Flying High: Andy Burns On The Black Crowes Croweology
When does a band go from being “new” to “classic”? From hot newcomers to grizzled veterans? I suppose it all comes down to longevity. If you stick around long enough in any business, you’ll surely wind up beloved in some circles and irrelevant in others.
In my mind The Black Crowes are still young, even though they’re celebrating the 20th anniversary of their debut album Shake Your Money Maker. It’s probably because I was a kid of just 13 years old when the band hit, with a sound that mixed and melded iconic artists like the Rolling Stones, The Faces and The Allman Brothers Band. Open G chords, sweet southern Soul, gospel singers backing up the battling Robinson brothers, singer Chris and guitarist Rich; in 1990 the sounds they lifted weren’t unique, but the band most certainly was. Even if you weren’t a fan, I’m pretty sure you’d recognize the licks that open songs such as Remedy, Jealous Again or She Talks To Angels. Over the course of their first decade in the public eye, The Crowes evolved into a jam band along the lines of Phish and The Grateful Dead, which helped cushion the blow when they started selling fewer albums as their career continued.

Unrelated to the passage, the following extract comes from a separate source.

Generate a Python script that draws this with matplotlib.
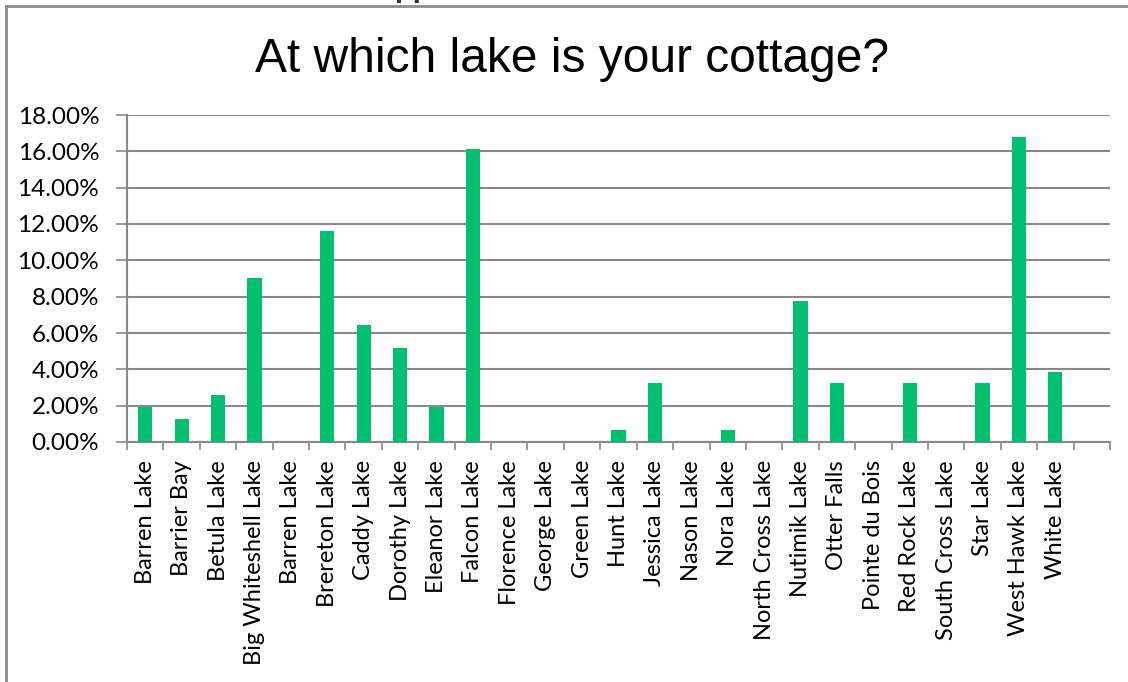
import matplotlib
matplotlib.use("Agg")
import matplotlib.pyplot as plt
import numpy as np
from matplotlib.ticker import FuncFormatter, MultipleLocator
from matplotlib.lines import Line2D

# categories (last slot is an empty category in the original chart)
LAKES = ["Barren Lake", "Barrier Bay", "Betula Lake", "Big Whiteshell Lake",
         "Barren Lake", "Brereton Lake", "Caddy Lake", "Dorothy Lake",
         "Eleanor Lake", "Falcon Lake", "Florence Lake", "George Lake",
         "Green Lake", "Hunt Lake", "Jessica Lake", "Nason Lake", "Nora Lake",
         "North Cross Lake", "Nutimik Lake", "Otter Falls", "Pointe du Bois",
         "Red Rock Lake", "South Cross Lake", "Star Lake", "West Hawk Lake",
         "White Lake", ""]
# share of respondents (%)
SHARE = [1.94, 1.29, 2.58, 9.03, 0.0, 11.61, 6.45, 5.16, 1.94, 16.13,
         0.0, 0.0, 0.0, 0.65, 3.23, 0.0, 0.65, 0.0, 7.74, 3.23, 0.0,
         3.23, 0.0, 3.23, 16.77, 3.87, 0.0]

GREEN = "#00BF6F"
GRID = "#898989"
LABEL_FONT = ["Lato", "DejaVu Sans"]

fig = plt.figure(figsize=(11.28, 6.82), dpi=100)
W, H = 1128, 682
ax = fig.add_axes([127 / W, 1 - 442 / H, (1110 - 127) / W, (442 - 115) / H])

x = np.arange(len(LAKES))
ax.bar(x, SHARE, width=0.39, color=GREEN, zorder=3)

ax.set_xlim(-0.5, len(LAKES) - 0.5)
ax.set_ylim(0, 18)
ax.yaxis.set_major_locator(MultipleLocator(2))
ax.yaxis.set_major_formatter(FuncFormatter(lambda v, p: f"{v:.2f}%"))
ax.grid(axis="y", color=GRID, lw=1.5, zorder=1)

# category labels centred, tick marks on category boundaries
ax.set_xticks(x)
ax.set_xticklabels(LAKES, rotation=90, ha="center", va="top",
                   fontsize=17, family=LABEL_FONT)
ax.tick_params(axis="x", length=0, pad=13)
ax.set_xticks(np.arange(-0.5, len(LAKES)), minor=True)
ax.tick_params(axis="x", which="minor", length=6, width=1.2, color=GRID)
ax.tick_params(axis="y", length=8, width=1.2, color=GRID, pad=12,
               labelsize=17.5)
for t in ax.get_yticklabels():
    t.set_family(LABEL_FONT)

for s in ["top", "right"]:
    ax.spines[s].set_visible(False)
for s in ["left", "bottom"]:
    ax.spines[s].set_color(GRID)
    ax.spines[s].set_linewidth(1.5)

fig.text(572 / W, 1 - 59 / H, "At which lake is your cottage?",
         ha="center", va="center", fontsize=34.5, family="Liberation Sans")

# outer chart border (top and left edges only are visible)
fig.add_artist(Line2D([6 / W, 1], [1 - 6 / H, 1 - 6 / H], color="#8c8c8c",
                      lw=2, transform=fig.transFigure))
fig.add_artist(Line2D([6 / W, 6 / W], [0, 1 - 6 / H], color="#8c8c8c",
                      lw=2, transform=fig.transFigure))

# cut-off slide heading above the chart (only descenders show)
fig.text(374 / W, 1 + 3 / H, "Appendix", ha="left", va="baseline",
         fontsize=21, fontweight="bold", color="#333333",
         family="Liberation Sans")

fig.savefig("out.png", dpi=100)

But sometime in the past decade, in the midst of band member chages, break-ups and reunions, The Black Crowes transformed from young imitators to road warrior icons, along the way finding new ways to reinvent their music. Their recently released album Croweology is a 22 song set of older material, reworked acoustically in a studio setting. It is the exact opposite of their last album of new material, 2009’s Before The Frost…After The Freeze, which was recorded live in front of an audience in Woodstock, New York. It’s also an essential piece of The Crowe’s catalogue.
How can this be though? An acoustic album of mainly old material? Isn’t that the sure sign of a band coasting rather than remaining relevant? In the case of The Black Crowes, it’s been a long time since anyone would ever accuse them of being relevant. There music was just never highbrow or revolutionary enough to stake that claim. Instead, this band of imitators have reached the point where they’re in a certain elite echelon now; fans mention them in the same breathe as the artists The Crowes first were accused of imitating all those years ago. Listen to the nearly 19 minute long stretch that make up Ballad In Urgency->Wiser Time and you hear a band that recalls the acoustic beauty of the Grateful Dead circa Reckoning. Keep listening and you’ll hear the slightest hint of the Allman’s Dreams in there as well.
Throughout an album of exquisite beauty and serentity, one of the things that stands out the most to me is that there’s nothing forced or tentative about the playing. This is a band that’s made their living on the road the last few years and you hear that sixth sense that can only come from musicians who are actually listening to one another, who are sympathetic to what their colleagues are playing, not just their own instruments. Throughout Croweology the band’s core approach of two guitars, bass, drums and keyboards are punctuated with violins and pedal steel, filling out a sound that’s never been lacking in the first place.
From young pups to old dogs, The Black Crowes have become the legends they always were lumped in with. And like the Grateful Dead and the Allman Brothers Band before them, The Black Crowes have always known that when done right, with honesty and integrity and purity of spirit, music can be the ultimate trip. Whenever I put on Croweology, I feel like I’m flying.